Tue 21 Dec 2010 - Mullova/Gardiner
Unlike Mr Jacob, I was grateful to JEG for not feeling it necessary to 'speechify' before the performance of the Mendelssohn but the only reason I am inflicting my views here is to say the he is certainly not shy od speaking to the audience, having heard him do so many times, perhaps he just thought it would be fun to let us come to our own conclusions!
I too was sorry that the composer of Ms Mullova's cadenzas was not revealed to us in the programme and jumped to the, probably wrong, conclusion she provided them herself.
A very enjoyable concert. Surprised to see mullova read from a score as it was one of the major concertos but it did not spoil the concerto. Interesting to see the basses/cellos move to the other side for the mendelsohn symphony and for the violins to stand (noticed some of the violinists stretching their legs at the end) not sure if sir john took the symphony too fast.
The performance of the Mendelssohn was wonderful. It would be interesting to hear from individual string players how playing standing up made a difference for them.
I have been saying for a while that an LSO cycle of the Schumann Symphonies and maybe also his concertos and other works is long overdue. Of course you need one or more conductors who can really show us what great compositions they are.
Gardiner is a great Schumann conductor - so here's hoping.
Tuesday’s concert was certainly intriguing: the reversion to a C19-20th layout was of itself interesting, but I thought the main surprise was the use of seven double basses, a number equal to the strength of the cellos. That noted it worked….it certainly laid a solid ground bass!! Brought up on the Cantelli/NBC miraculous performance I cannot say I enjoyed the furious pace of the first movement not even LSOs nibble strings could articulate the themes at that speed. And, forgive a slight disappointment, where were all the Principals, very unusually no Andrew nor Rachel, no Gordon and no Paul…..lets just hope to hear them in the New Year!
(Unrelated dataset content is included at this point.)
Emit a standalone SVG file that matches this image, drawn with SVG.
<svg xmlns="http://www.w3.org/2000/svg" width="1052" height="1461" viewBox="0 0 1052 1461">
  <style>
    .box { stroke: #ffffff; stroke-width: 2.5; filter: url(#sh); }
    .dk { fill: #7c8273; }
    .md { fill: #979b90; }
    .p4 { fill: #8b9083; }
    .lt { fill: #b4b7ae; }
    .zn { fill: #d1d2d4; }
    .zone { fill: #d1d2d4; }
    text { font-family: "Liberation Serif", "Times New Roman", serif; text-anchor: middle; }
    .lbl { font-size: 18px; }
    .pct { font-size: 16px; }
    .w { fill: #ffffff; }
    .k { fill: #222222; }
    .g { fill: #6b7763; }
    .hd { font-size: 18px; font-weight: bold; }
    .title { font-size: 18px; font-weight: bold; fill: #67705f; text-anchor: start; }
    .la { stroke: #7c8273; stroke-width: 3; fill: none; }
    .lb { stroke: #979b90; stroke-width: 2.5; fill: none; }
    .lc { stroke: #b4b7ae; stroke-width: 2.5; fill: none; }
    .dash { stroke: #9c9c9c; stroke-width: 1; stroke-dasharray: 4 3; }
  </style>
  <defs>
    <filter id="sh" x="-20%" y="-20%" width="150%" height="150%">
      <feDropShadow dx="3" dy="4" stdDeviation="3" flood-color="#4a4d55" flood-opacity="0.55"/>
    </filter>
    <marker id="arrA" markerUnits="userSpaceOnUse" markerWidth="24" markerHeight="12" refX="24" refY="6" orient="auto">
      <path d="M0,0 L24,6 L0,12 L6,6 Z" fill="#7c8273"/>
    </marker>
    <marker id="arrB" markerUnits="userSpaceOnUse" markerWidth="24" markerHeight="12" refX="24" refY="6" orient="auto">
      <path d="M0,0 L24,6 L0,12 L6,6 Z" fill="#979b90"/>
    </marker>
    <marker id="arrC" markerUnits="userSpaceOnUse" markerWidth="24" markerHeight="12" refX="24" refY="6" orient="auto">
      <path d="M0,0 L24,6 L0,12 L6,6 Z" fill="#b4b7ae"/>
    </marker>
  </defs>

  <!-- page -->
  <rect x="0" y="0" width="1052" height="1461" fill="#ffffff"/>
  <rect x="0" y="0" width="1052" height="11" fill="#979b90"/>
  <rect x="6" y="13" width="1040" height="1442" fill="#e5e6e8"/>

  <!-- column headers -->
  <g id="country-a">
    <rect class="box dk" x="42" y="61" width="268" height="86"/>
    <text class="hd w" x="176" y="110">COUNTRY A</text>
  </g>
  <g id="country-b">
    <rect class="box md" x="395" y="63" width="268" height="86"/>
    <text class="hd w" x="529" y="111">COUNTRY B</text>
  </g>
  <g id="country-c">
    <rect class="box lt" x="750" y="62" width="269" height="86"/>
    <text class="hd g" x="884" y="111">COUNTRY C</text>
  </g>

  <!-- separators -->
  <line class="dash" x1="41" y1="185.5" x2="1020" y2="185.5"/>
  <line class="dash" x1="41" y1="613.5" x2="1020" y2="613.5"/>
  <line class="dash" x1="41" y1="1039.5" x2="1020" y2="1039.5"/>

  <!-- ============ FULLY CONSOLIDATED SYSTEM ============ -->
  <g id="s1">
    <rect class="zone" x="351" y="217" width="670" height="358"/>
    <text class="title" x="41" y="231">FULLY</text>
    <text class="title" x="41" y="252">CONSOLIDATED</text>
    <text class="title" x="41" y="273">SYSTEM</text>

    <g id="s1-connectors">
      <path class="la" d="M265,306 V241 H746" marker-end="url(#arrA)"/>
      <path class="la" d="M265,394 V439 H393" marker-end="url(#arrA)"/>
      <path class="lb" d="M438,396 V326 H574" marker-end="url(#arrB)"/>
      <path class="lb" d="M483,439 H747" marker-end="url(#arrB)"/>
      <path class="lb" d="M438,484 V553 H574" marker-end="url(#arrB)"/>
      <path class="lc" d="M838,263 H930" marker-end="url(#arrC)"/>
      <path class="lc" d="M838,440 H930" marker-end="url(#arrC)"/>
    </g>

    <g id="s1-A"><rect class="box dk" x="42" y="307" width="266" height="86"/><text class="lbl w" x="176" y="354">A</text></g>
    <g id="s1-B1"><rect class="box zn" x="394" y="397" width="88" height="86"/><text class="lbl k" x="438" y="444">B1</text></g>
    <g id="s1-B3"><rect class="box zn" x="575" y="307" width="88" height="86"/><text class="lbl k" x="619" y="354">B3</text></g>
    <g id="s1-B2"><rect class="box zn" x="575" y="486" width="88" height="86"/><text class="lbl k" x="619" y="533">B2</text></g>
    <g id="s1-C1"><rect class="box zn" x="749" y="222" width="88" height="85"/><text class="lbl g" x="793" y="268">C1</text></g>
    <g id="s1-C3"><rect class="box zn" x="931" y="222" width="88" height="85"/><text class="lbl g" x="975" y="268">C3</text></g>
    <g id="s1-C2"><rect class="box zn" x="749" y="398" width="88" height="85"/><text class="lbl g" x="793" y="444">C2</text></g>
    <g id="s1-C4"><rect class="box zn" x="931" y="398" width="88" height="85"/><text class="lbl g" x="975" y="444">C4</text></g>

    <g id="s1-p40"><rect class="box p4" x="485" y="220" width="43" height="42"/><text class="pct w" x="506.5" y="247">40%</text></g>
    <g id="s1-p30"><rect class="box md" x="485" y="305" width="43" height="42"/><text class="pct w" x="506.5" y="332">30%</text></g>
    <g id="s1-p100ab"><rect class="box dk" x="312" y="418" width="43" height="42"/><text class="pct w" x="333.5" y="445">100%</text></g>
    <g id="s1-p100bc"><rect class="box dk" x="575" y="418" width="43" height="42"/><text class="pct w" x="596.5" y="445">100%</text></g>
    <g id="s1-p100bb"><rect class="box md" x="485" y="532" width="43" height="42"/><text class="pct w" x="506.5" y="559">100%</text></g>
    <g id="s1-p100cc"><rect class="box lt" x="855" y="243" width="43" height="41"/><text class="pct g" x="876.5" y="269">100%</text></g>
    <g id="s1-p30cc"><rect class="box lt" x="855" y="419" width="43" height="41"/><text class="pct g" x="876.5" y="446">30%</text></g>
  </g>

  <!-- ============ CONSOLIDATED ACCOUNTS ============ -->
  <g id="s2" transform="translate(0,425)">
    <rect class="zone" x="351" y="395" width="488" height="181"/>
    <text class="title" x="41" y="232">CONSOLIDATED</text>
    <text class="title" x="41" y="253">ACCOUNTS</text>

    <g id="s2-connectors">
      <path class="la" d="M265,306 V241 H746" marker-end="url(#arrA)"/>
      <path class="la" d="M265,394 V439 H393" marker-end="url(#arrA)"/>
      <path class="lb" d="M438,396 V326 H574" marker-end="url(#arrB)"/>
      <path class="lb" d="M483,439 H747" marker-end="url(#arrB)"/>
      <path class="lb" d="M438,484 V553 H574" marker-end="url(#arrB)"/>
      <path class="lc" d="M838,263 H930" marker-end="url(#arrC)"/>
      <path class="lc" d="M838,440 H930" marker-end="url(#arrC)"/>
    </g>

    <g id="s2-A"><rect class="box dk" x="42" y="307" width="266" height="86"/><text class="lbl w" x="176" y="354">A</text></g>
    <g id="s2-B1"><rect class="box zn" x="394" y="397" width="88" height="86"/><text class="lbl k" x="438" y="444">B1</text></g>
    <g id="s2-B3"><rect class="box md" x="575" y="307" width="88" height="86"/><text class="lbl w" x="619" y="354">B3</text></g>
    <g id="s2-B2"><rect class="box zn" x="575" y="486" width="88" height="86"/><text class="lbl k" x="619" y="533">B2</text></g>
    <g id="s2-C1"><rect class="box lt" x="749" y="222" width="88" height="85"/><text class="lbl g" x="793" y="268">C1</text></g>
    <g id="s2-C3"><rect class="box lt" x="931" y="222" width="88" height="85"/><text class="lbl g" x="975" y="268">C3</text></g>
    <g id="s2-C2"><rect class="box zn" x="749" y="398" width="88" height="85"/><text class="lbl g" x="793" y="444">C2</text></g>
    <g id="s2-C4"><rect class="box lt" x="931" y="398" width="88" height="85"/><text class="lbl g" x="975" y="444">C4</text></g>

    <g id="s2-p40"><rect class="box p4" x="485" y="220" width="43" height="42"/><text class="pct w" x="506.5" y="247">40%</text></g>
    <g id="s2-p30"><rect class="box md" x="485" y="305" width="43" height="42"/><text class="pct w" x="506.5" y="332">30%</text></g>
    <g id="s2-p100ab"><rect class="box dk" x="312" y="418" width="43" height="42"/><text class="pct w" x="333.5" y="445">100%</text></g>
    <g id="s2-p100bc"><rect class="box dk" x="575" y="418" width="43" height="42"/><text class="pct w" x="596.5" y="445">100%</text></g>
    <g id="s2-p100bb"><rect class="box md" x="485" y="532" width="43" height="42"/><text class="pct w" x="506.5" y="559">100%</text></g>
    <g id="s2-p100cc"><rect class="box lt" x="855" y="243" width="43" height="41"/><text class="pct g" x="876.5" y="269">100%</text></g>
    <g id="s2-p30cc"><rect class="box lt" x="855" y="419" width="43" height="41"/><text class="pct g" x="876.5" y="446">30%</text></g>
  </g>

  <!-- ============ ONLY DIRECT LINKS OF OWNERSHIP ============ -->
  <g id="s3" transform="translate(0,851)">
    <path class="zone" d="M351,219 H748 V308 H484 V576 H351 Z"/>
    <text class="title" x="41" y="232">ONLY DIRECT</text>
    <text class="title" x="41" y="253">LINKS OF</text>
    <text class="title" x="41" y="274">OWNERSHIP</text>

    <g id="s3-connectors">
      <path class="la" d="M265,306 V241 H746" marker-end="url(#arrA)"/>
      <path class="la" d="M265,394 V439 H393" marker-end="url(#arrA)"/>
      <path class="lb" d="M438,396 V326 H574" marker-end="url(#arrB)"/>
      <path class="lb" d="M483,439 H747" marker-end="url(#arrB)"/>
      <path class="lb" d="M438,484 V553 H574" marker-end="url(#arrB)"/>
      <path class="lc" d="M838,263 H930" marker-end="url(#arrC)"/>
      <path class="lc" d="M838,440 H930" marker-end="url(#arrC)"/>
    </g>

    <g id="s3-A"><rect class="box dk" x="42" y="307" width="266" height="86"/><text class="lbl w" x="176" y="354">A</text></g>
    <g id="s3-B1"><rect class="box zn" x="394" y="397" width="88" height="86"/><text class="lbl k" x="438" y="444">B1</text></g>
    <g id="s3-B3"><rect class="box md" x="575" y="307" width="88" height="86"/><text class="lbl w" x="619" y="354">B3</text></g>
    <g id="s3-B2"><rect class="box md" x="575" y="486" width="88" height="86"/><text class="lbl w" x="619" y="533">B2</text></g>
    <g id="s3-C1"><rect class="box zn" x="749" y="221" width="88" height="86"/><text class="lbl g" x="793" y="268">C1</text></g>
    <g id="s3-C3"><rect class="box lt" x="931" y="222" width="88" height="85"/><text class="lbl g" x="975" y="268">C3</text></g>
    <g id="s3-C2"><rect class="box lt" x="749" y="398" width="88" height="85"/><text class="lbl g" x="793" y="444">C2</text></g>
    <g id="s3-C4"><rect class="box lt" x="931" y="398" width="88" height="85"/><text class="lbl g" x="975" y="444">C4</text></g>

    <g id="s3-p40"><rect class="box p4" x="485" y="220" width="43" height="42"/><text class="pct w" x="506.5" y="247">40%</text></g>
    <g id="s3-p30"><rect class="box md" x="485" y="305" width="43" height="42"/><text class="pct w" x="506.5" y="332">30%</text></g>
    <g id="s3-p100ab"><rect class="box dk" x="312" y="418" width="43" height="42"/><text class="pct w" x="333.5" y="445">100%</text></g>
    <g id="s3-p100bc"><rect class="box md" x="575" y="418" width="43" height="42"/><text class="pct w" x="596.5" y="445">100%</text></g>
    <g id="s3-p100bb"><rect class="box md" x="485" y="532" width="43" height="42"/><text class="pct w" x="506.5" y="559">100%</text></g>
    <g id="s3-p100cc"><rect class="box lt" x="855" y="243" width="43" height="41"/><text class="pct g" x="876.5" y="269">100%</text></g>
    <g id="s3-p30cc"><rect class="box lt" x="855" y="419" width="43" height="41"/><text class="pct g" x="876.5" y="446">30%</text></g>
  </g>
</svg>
For the first time in a concert-going life spanning 40 years, I experienced last night a symphony performed with violins and violas standing. It was an excellent performance, but a massively missed opportunity to break down the barrier between audience and stage. Why did John Eliot Gardiner not talk to us and explain why he was adopting this practice? It would have added to the enjoyment and removed a question that everyone around me was discussing. And, incidentally, why did the programme not state which cadenzas Viktoria Mullova was playing in the Beethoven? Okay, it's a bit nerdy, but would still expect a programme to convey that information, as well as deal with the standing novelty.
I'm sure you're aware of Alex Ross's Wigmore Hall lecture earlier in the year when he talked about ways of returning 'classical' music to informality and audience involvement. The audience last night did its bit by applauding the first movements of both the Beethoven and the Mendelssohn. Why not go a bit further and have the conductor explain why he's doing what's he's doing (not just the standing, but the split violins, central cellos and basses on the left in the first half)? Or if Gardiner is too shy, someone else.
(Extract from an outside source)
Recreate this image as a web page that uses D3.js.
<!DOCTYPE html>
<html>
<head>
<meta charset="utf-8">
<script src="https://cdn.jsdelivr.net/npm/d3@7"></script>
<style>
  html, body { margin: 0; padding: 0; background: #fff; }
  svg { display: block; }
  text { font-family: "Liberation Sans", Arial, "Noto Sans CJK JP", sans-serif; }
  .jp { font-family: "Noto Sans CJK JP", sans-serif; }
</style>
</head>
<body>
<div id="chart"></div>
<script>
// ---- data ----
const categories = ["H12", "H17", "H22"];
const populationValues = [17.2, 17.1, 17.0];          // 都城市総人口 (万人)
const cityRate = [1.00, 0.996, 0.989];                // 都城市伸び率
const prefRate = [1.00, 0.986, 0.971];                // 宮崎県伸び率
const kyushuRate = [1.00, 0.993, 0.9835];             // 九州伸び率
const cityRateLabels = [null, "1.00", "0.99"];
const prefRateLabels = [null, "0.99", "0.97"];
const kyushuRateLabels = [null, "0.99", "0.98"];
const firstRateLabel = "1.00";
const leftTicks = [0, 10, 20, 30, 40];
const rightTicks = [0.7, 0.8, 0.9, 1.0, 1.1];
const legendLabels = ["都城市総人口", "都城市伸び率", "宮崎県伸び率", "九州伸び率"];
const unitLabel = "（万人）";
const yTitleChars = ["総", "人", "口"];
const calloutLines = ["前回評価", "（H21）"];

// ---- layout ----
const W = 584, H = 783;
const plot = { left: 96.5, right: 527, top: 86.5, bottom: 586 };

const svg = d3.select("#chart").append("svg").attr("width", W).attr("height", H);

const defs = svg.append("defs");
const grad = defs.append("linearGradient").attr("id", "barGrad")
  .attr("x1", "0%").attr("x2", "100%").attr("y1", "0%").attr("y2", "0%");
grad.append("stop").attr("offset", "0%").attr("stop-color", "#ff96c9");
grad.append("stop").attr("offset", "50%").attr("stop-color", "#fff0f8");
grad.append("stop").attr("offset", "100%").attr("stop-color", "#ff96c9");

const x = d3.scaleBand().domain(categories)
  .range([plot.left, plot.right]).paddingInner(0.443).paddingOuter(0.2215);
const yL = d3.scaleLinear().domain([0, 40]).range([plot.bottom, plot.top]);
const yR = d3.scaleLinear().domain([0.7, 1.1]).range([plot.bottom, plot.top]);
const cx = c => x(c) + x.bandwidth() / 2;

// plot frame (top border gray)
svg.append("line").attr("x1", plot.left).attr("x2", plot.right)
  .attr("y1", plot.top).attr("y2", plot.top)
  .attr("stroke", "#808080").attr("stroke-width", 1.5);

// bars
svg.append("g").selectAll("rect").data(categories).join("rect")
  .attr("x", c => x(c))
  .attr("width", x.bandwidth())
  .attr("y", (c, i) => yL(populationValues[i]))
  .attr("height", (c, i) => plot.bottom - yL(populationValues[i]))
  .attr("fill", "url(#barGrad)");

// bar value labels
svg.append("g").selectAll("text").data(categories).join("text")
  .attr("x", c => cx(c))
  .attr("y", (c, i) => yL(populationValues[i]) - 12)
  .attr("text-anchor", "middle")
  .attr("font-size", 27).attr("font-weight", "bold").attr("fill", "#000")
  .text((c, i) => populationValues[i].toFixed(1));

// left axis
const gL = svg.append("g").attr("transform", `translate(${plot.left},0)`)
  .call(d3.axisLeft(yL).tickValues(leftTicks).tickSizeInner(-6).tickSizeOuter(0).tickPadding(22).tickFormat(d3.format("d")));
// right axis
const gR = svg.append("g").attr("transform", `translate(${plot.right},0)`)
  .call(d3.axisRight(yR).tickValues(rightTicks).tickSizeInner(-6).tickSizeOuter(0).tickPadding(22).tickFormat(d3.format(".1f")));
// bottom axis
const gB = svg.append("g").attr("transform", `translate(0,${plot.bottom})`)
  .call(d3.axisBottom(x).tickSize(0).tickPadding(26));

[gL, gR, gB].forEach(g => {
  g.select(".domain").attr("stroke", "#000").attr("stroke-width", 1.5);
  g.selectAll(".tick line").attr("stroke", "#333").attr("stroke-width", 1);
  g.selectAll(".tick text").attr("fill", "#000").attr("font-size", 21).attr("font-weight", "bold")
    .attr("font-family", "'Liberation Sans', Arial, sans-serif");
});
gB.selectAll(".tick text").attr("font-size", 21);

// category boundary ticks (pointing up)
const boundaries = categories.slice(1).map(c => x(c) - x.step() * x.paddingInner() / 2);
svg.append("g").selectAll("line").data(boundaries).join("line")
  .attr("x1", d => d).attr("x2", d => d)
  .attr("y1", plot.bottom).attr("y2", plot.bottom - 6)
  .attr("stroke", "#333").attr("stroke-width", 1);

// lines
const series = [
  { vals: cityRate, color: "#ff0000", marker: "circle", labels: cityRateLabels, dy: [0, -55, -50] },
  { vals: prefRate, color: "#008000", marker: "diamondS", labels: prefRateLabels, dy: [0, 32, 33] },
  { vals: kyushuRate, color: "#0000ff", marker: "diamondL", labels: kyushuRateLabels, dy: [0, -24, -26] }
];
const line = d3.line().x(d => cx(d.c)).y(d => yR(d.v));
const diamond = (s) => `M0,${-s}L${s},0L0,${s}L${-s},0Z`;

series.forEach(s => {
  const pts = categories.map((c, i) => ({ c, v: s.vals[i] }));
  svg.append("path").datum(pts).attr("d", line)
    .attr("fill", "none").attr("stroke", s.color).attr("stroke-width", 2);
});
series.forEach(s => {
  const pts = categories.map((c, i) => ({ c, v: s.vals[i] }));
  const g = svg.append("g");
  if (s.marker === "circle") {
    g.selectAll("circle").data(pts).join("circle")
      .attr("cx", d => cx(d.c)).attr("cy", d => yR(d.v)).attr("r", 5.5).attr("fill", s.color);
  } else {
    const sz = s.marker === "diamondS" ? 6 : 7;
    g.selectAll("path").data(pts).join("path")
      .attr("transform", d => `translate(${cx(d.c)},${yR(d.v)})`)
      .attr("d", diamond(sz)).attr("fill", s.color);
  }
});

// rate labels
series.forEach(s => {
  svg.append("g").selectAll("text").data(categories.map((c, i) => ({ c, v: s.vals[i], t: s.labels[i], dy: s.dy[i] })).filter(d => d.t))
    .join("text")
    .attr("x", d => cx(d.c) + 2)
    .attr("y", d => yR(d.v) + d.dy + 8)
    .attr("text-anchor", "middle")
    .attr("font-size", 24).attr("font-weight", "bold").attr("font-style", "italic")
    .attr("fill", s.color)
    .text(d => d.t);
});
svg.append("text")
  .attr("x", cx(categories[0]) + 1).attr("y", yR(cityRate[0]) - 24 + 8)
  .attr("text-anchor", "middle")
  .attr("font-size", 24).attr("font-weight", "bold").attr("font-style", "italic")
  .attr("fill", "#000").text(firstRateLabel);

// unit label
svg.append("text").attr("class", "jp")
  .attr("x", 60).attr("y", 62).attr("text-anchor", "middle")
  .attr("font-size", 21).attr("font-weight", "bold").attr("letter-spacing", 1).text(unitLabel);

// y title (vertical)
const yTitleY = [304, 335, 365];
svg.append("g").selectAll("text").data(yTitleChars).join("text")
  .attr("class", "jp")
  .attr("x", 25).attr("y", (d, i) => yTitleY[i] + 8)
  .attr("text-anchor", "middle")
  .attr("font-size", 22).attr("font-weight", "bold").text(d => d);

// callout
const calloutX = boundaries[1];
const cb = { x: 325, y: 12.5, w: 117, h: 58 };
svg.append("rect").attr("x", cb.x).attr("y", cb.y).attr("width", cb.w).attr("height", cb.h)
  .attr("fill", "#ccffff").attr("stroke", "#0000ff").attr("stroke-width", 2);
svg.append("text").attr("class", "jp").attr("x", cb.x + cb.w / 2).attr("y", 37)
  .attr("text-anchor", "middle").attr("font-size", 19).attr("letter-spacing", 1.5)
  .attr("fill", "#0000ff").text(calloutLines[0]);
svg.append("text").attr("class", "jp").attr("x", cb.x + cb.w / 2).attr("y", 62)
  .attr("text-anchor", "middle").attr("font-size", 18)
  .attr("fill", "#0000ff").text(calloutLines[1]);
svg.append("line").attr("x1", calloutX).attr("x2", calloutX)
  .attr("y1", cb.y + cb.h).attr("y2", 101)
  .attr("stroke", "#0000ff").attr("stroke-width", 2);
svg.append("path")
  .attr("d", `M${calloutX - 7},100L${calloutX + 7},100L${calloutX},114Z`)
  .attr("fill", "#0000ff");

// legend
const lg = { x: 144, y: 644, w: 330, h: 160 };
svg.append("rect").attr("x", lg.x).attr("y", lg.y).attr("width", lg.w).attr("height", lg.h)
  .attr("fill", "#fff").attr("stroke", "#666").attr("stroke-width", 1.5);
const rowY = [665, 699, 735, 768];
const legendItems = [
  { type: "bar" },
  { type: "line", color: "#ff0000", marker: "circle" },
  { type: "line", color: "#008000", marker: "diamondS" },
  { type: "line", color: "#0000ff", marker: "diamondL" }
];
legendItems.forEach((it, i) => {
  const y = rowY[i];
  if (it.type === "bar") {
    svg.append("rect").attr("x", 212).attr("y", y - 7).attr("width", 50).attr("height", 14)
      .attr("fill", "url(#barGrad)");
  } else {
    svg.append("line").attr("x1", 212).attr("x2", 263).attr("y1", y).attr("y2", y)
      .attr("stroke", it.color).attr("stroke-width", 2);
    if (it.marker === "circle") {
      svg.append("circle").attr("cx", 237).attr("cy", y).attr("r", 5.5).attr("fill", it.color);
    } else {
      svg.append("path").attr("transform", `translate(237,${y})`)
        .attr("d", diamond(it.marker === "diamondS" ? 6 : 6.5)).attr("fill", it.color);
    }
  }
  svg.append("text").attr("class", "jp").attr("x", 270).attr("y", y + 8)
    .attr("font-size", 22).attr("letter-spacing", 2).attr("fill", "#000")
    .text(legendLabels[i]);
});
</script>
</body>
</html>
Isn't it time to invite the audience into your performances rather than walk on, play, and walk off? I think it would be much appreciated.
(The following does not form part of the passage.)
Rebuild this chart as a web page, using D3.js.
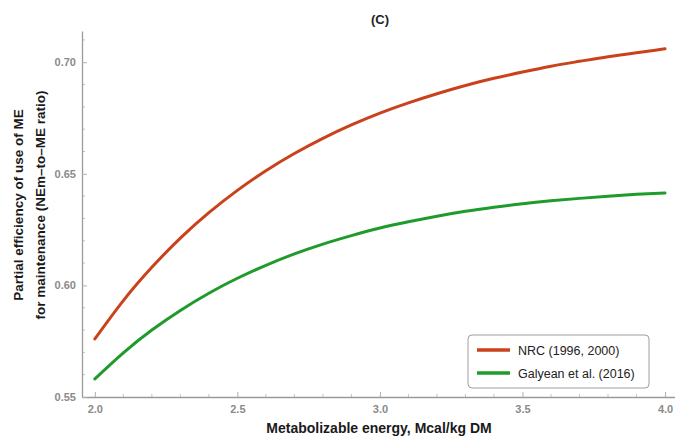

Wed 15 Dec 2010 - Midori/Pappano
For me, Midori is a frustrating soloist. Her sound projection is too small, even for the Barbican. Looking sometimes as if she is over-striving for more volume, her mannerisms such as foot stamping and head bowed constantly to the floor are off-putting. I found the performance of the beautiful Bruch concerto unattractive, coarse even at times in the last movement. Sorry.
But otherwise the concert was superb with Pappano, clearly a carefully prepared conductor for every detail, yet maintaining an overall direction, getting the very best out of the LSO. Roman Simovic's important solo part was magical and awe-inspiring and I had the irreverent thought that maybe we should have had him doing the Bruch.
Congratulations to Pappano for both his December programmes in that they contain an "overture", something written this century and a crowd-pleasing finale.
Would that all the LSO programmes were planned like these two. For a start, please let's have Sir Colin doing Berlioz overtures for his concerts.
David & Linda White
This was one of the best programs we have attended at the Barbican, I enjoyed all three pieces. Beautifully orchestrated and performed. Excellent.
Thu 9 Dec 2010 - Trpceski/Pappano
Thank you. It was a wonderful concert, the Rachmaninov and Arvo Part being the high points for us. Well done to all the players!
With an overture, a concerto, a fascinating modern work probably new to most and a fine concluding piece, this made for a great concert. Add one of the best current pianists, a really original encore involving Tim Hugh, Roman Simovic and Simon Trpceski, La Mer taken faster and more excitingly than usual and the LSO on top form and it made the best concert of the year for this regular audience member.
Sun 5 Dec 2010 - Connolly/Alsop
I just wanted to let you know that i had a truly unprecedented experience on Sunday night. A passage of second movement of the 7th symphony brought tears of joy to my eyes...i relished the beauty and precision of the sound produced by Alsop and the orchestra and left the Barbican sincerely grateful for a transcendent experience. And all for £8! Thank you so much.